Fresh lettuce was available for the first time in Wawakapewin this summer.
“We were so excited because so many of our community members were actually able to access lettuce,” said Arlene Meekis, a Lakehead University student and former economic development officer in Wawakapewin. “We are a very remote community with no airstrip. Just depending on floatplane charters, you really have to be careful about what you bring in, so perishables are kind of low on the priority list.”
The lettuce was grown in a community garden along with a variety of other vegetables, such as carrots, onions, potatoes, as part of the community’s food procurement program.

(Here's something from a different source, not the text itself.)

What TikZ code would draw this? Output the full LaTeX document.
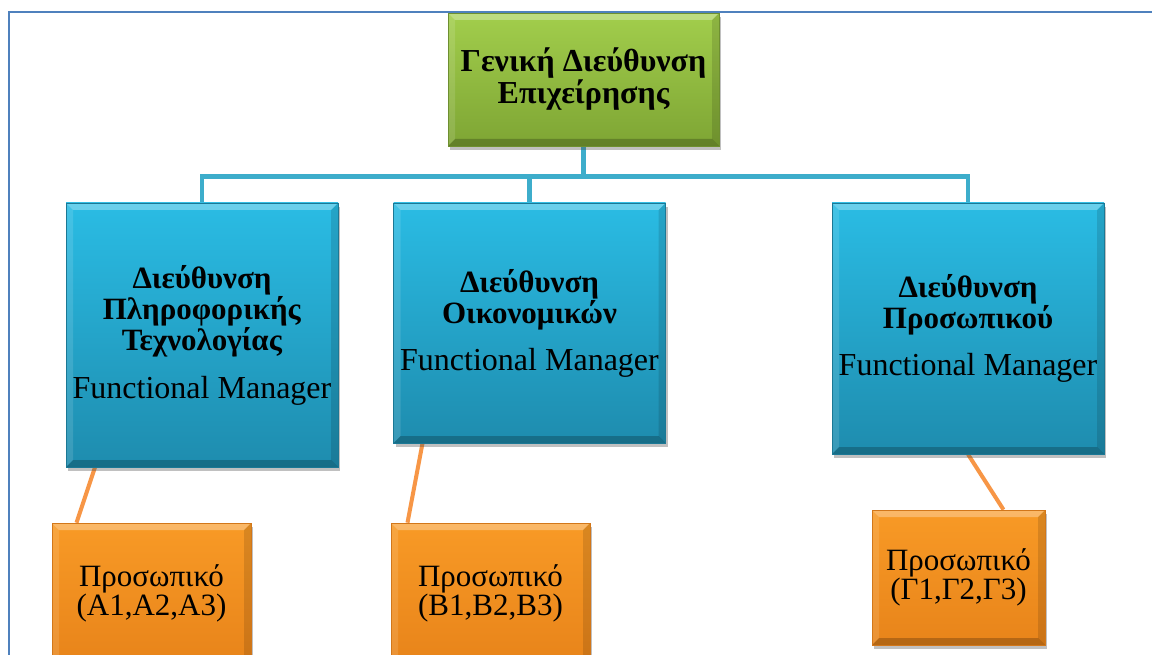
\documentclass[tikz,border=0pt]{standalone}
\usepackage{fontspec}
\setmainfont{Liberation Serif}
\usetikzlibrary{shadows,calc}

\pgfdeclarelayer{paper}
\pgfdeclarelayer{wires}
\pgfsetlayers{paper,wires,main}

\definecolor{framecol}{HTML}{4F81BD}
\definecolor{buscol}{HTML}{3DADCB}
\definecolor{linkcol}{HTML}{F79646}
\definecolor{greentop}{HTML}{A2CE4C}
\definecolor{greenbot}{HTML}{7EA534}
\definecolor{greenedge}{HTML}{6E8F30}
\definecolor{bluetop}{HTML}{2ABCE4}
\definecolor{bluebot}{HTML}{1E8CAE}
\definecolor{blueedge}{HTML}{1B7895}
\definecolor{orangetop}{HTML}{F89A26}
\definecolor{orangebot}{HTML}{E8841A}
\definecolor{orangeedge}{HTML}{D2771A}

\tikzset{
  bevel/.style={path picture={
    \fill[white,opacity=0.30]
      (path picture bounding box.north west) -- (path picture bounding box.north east)
      -- ([xshift=-7pt,yshift=-7pt]path picture bounding box.north east)
      -- ([xshift=7pt,yshift=-7pt]path picture bounding box.north west) -- cycle;
    \fill[white,opacity=0.12]
      (path picture bounding box.north west) -- ([xshift=7pt,yshift=-7pt]path picture bounding box.north west)
      -- ([xshift=7pt,yshift=7pt]path picture bounding box.south west)
      -- (path picture bounding box.south west) -- cycle;
    \fill[black,opacity=0.12]
      (path picture bounding box.north east) -- ([xshift=-7pt,yshift=-7pt]path picture bounding box.north east)
      -- ([xshift=-7pt,yshift=7pt]path picture bounding box.south east)
      -- (path picture bounding box.south east) -- cycle;
    \fill[black,opacity=0.22]
      (path picture bounding box.south west) -- ([xshift=7pt,yshift=7pt]path picture bounding box.south west)
      -- ([xshift=-7pt,yshift=7pt]path picture bounding box.south east)
      -- (path picture bounding box.south east) -- cycle;
  }},
  box/.style={rectangle, inner sep=0pt, align=center, text=black, line width=0.6pt, bevel,
    drop shadow={shadow xshift=2pt, shadow yshift=-4pt, opacity=0.35, fill=black!70}},
  topbox/.style={box, draw=greenedge, top color=greentop, bottom color=greenbot,
    minimum width=271pt, minimum height=133pt,
    font=\bfseries\fontsize{32}{32}\selectfont},
  deptbox/.style={box, draw=blueedge, top color=bluetop, bottom color=bluebot,
    minimum width=272pt, font=\fontsize{31}{31}\selectfont},
  staffbox/.style={box, draw=orangeedge, top color=orangetop, bottom color=orangebot,
    minimum width=199pt, minimum height=140pt, font=\fontsize{31}{29}\selectfont},
  bus/.style={draw=buscol, line width=4.5pt},
  link/.style={draw=linkcol, line width=4pt}
}

\begin{document}
\begin{tikzpicture}[x=1pt,y=-1pt]
  \useasboundingbox (0,0) rectangle (1152,655);
  \clip (0,0) rectangle (1152,655);
  \begin{pgfonlayer}{paper}
    \fill[white] (0,0) rectangle (1152,655);
  \end{pgfonlayer}

  % outer frame corners
  \coordinate (fbl) at (9,700);
  \coordinate (ftl) at (9,12);
  \coordinate (ftr) at (1200,12);

  % management
  \node[topbox] (g) at (583.5,79.5) {Γενική Διεύθυνση\\Επιχείρησης};

  % departments
  \node[deptbox, minimum height=264pt] (d1) at (202,335)
    {\textbf{Διεύθυνση}\\\textbf{Πληροφορικής}\\\textbf{Τεχνολογίας}\\[17pt]{\fontsize{32}{32}\selectfont Functional Manager}};
  \node[deptbox, minimum height=240pt] (d2) at (529.5,323)
    {\textbf{Διεύθυνση}\\\textbf{Οικονομικών}\\[16pt]{\fontsize{32}{32}\selectfont Functional Manager}};
  \node[deptbox, minimum height=251pt] (d3) at (968,328.5)
    {\textbf{Διεύθυνση}\\\textbf{Προσωπικού}\\[16pt]{\fontsize{32}{32}\selectfont Functional Manager}};

  % staff
  \node[staffbox] (p1) at (151.5,593) {Προσωπικό\\(A1,A2,A3)};
  \node[staffbox] (p2) at (490.5,593) {Προσωπικό\\(B1,B2,B3)};
  \node[staffbox, minimum width=173pt, minimum height=135pt] (p3) at (958.5,577.5) {Προσωπικό\\(Γ1,Γ2,Γ3)};

  % connectors, kept beneath the boxes
  \begin{pgfonlayer}{wires}
    \draw[bus] (g.south) -- ++(0,30) coordinate (j);
    \draw[bus] (d1.north) |- (j) -| (d3.north);
    \draw[bus] (d2.north) -- (d2.north |- j);

    \draw[link] ([xshift=-107pt]d1.south) -- ([xshift=-75pt]p1.north);
    \draw[link] ([xshift=-107pt]d2.south) -- ([xshift=-83pt]p2.north);
    \draw[link] (d3.south) -- ([xshift=45pt]p3.north);
  \end{pgfonlayer}

  \draw[framecol, line width=2.5pt] (fbl) -- (ftl) -- (ftr);
\end{tikzpicture}
\end{document}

“We plan to expand the program next year,” Meekis said. “It’s a pilot program, but I’m really excited with all the developments we’ve seen this year. It’s expanding the diet into things we have not previously had available to us.”
Meekis said processed foods are usually shipped to the community because it costs less to transport them.
“But it’s not nearly as healthy for us,” Meekis said, explaining the high sodium and high sugar content of processed foods contributes to diabetes and other diet related problems in the community.
Wawakapewin, Wapekeka and Kasabonika were involved in the pilot project developed by the Indigenous Health Group at the University of Ottawa in 2009. The project provides support for local food procurement initiatives, such as developing local community gardens and capacity for hunting, fishing and harvesting.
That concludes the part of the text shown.